Engineers build advanced microprocessor out of nanotubes

After years of tackling numerous design and manufacturing challenges, MIT researchers have built a modern microprocessor from carbon nanotube transistors, which are widely seen as a faster, greener alternative to their traditional silicon counterparts.

The microprocessor, described today in the journal Nature, can be built using traditional silicon-chip fabrication processes, representing a major step toward making carbon nanotube microprocessors more practical.

Silicon transistors — critical microprocessor components that switch between 1 and 0 bits to carry out computations — have carried the computer industry for decades.
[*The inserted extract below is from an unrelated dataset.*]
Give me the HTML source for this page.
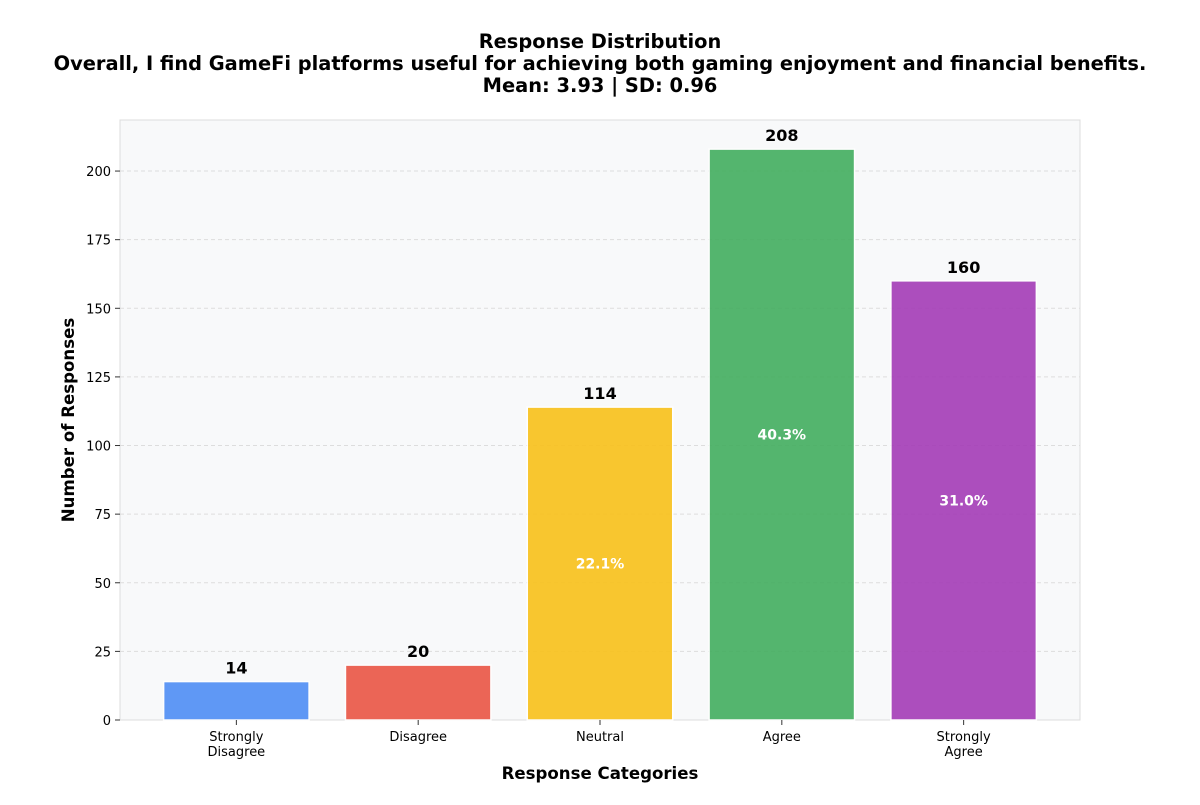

As predicted by Moore’s Law, industry has been able to shrink down and cram more transistors onto chips every couple of years to help carry out increasingly complex computations. But experts now foresee a time when silicon transistors will stop shrinking, and become increasingly inefficient.

Making carbon nanotube field-effect transistors (CNFET) has become a major goal for building next-generation computers. Research indicates CNFETs have properties that promise around 10 times the energy efficiency and far greater speeds compared to silicon. But when fabricated at scale, the transistors often come with many defects that affect performance, so they remain impractical.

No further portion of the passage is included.